Nous en sommes donc là : la réaction a de nouveau une voix politique qui n’a plus honte de ce qu’elle est et s’en va tranquillement décliner ses propos nauséeux dans nos rues et nos urnes. Plus de complexes ! Nous l’avions déjà mesuré lors du mariage pour tous, ou dans les propos racistes adressés à notre ministre de la Justice. C’est pourquoi l’heure ne doit pas être à la fatalité ! Vous le savez, ces trompeurs de colère se nourrissent de notre résignation ! Il faudra bien trouver le moyen, et vite, d’unir les forces progressistes autour d’un projet qui fasse société. Si nous baissons les bras, ils avanceront. Si nous ne réapprenons pas très rapidement à donner du sens à la citoyenneté nous n’aurons bientôt plus l’occasion d’aspirer aux droits. J’invite nos dirigeants à se saisir des outils qui existent et qui sont à leur portée. Usons à outrance de l’économie sociale et solidaire pour repenser l’économie et l’emploi ; n’obéissons plus aux théoriciens qui préconisent l’austérité budgétaire : les précédentes crises mondiales les font mentir. Orientons nos sociétés vers plus de sobriété et moins de précarité en changeant nos habitudes de consommation et en renforçant les services publics. Osons lancer une révolution européenne de l’énergie qui créera des emplois et permettra, à long terme, de faire de grandes économies. Osons dire, puisque c’est vrai, que c’est en partageant le travail que nous aurons du temps pour nos loisirs et une place pour chacun dans la société.
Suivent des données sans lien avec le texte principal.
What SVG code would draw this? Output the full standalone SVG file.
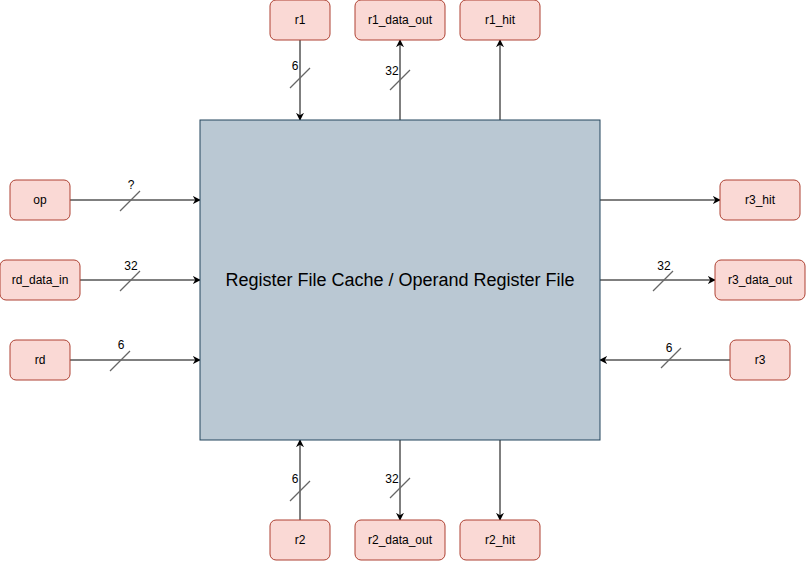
<svg xmlns="http://www.w3.org/2000/svg" width="807" height="562" viewBox="0 0 807 562">
<defs>
<style>
.node rect{fill:#fad9d5;stroke:#ae4132;stroke-width:1}
.node text,.lbl{font-family:"Liberation Sans",Arial,sans-serif;font-size:12px;fill:#000;text-anchor:middle}
.main rect{fill:#bac8d3;stroke:#23445d;stroke-width:1}
.main text{font-family:"Liberation Sans",Arial,sans-serif;font-size:18px;fill:#000;text-anchor:middle}
.edge{stroke:#000;stroke-width:1;fill:none;marker-end:url(#arr)}
.slash{stroke:#666;stroke-width:1.3}
</style>
<marker id="arr" viewBox="0 0 10 10" refX="9" refY="5" markerWidth="8" markerHeight="8" markerUnits="userSpaceOnUse" orient="auto">
<path d="M0,0 L10,5 L0,10 L3,5 Z" fill="#000"/>
</marker>
</defs>
<rect width="807" height="562" fill="#fff"/>
<g id="connectors">
<line class="edge" x1="300" y1="40" x2="300" y2="120"/>
<line class="edge" x1="400" y1="120" x2="400" y2="40"/>
<line class="edge" x1="500" y1="120" x2="500" y2="40"/>
<line class="edge" x1="70" y1="200" x2="200" y2="200"/>
<line class="edge" x1="80" y1="280" x2="200" y2="280"/>
<line class="edge" x1="70" y1="360" x2="200" y2="360"/>
<line class="edge" x1="600" y1="200" x2="720" y2="200"/>
<line class="edge" x1="600" y1="280" x2="715" y2="280"/>
<line class="edge" x1="730" y1="360" x2="600" y2="360"/>
<line class="edge" x1="300" y1="520" x2="300" y2="440"/>
<line class="edge" x1="400" y1="440" x2="400" y2="520"/>
<line class="edge" x1="500" y1="440" x2="500" y2="520"/>
<line class="slash" x1="290" y1="88" x2="310" y2="68"/>
<line class="slash" x1="390" y1="90" x2="410" y2="70"/>
<line class="slash" x1="120" y1="211" x2="140" y2="191"/>
<line class="slash" x1="120" y1="291" x2="140" y2="271"/>
<line class="slash" x1="110" y1="371" x2="130" y2="351"/>
<line class="slash" x1="653" y1="291" x2="673" y2="271"/>
<line class="slash" x1="661" y1="368" x2="681" y2="348"/>
<line class="slash" x1="290" y1="501" x2="310" y2="481"/>
<line class="slash" x1="390" y1="498" x2="410" y2="478"/>
<text class="lbl" x="295" y="70">6</text>
<text class="lbl" x="392" y="75">32</text>
<text class="lbl" x="131" y="189">?</text>
<text class="lbl" x="131" y="270">32</text>
<text class="lbl" x="121" y="349">6</text>
<text class="lbl" x="664" y="270">32</text>
<text class="lbl" x="669" y="352">6</text>
<text class="lbl" x="295" y="483">6</text>
<text class="lbl" x="392" y="483">32</text>
</g>
<g id="main" class="main"><rect x="200" y="120" width="400" height="320"/><text x="400" y="286">Register File Cache / Operand Register File</text></g>
<g id="r1" class="node"><rect x="270" y="0" width="60" height="40" rx="6"/><text x="300" y="24">r1</text></g>
<g id="r1_data_out" class="node"><rect x="355" y="0" width="90" height="40" rx="6"/><text x="400" y="24">r1_data_out</text></g>
<g id="r1_hit" class="node"><rect x="460" y="0" width="80" height="40" rx="6"/><text x="500" y="24">r1_hit</text></g>
<g id="op" class="node"><rect x="10" y="180" width="60" height="40" rx="6"/><text x="40" y="204">op</text></g>
<g id="rd_data_in" class="node"><rect x="0" y="260" width="80" height="40" rx="6"/><text x="40" y="284">rd_data_in</text></g>
<g id="rd" class="node"><rect x="10" y="340" width="60" height="40" rx="6"/><text x="40" y="364">rd</text></g>
<g id="r3_hit" class="node"><rect x="720" y="180" width="80" height="40" rx="6"/><text x="760" y="204">r3_hit</text></g>
<g id="r3_data_out" class="node"><rect x="715" y="260" width="90" height="40" rx="6"/><text x="760" y="284">r3_data_out</text></g>
<g id="r3" class="node"><rect x="730" y="340" width="60" height="40" rx="6"/><text x="760" y="364">r3</text></g>
<g id="r2" class="node"><rect x="270" y="520" width="60" height="40" rx="6"/><text x="300" y="544">r2</text></g>
<g id="r2_data_out" class="node"><rect x="355" y="520" width="90" height="40" rx="6"/><text x="400" y="544">r2_data_out</text></g>
<g id="r2_hit" class="node"><rect x="460" y="520" width="80" height="40" rx="6"/><text x="500" y="544">r2_hit</text></g>
</svg>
Je sais qu’il est de bon ton d’assimiler l’idéal à de l’angélisme, et d’amoindrir par l’ironie les propos de ceux qui osent penser les jours heureux. C’est pourtant bien cette audace qui fut prépondérante pour reconstruire une société au sortir de la seconde guerre mondiale. Alors que le pays était brisé et sans argent, des volontés ont eu raison de s’exprimer pour créer tant de droits dont nous jouissons encore aujourd’hui. Ce modèle n’était pas français, car les valeurs du respect de la dignité humaine sont partagées par nombre de nos concitoyens européens. Les différences dans nos aspirations ne sont pas aussi grandes qu’on veut bien nous le faire croire. C’est la résignation et l’abandon des idéologies (au profit d’une autre idéologie qui prétend ne pas en être une) qui est la cause de la non-adhésion à une Europe sociale. Si seulement nos représentants à la commission européenne pouvaient penser un peu différemment que par le seul tropisme du libéralisme économique, et faire pédagogie sur l’idée d’une Europe fondée sur la solidarité, je suis persuadé qu’en quelques années nous récolterions l’adhésion des peuples. Mais ce n’est hélas pas le cas, et sûrement pas non plus les cinq prochaines années. C’est à nous, citoyens européens progressistes qu’il appartiendra d’accomplir la dure tâche de résister. Espérons simplement qu’un déluge de haine ne nous emporte pas, et que nos rêves d’internationalisme ne soient pas brisés à jamais.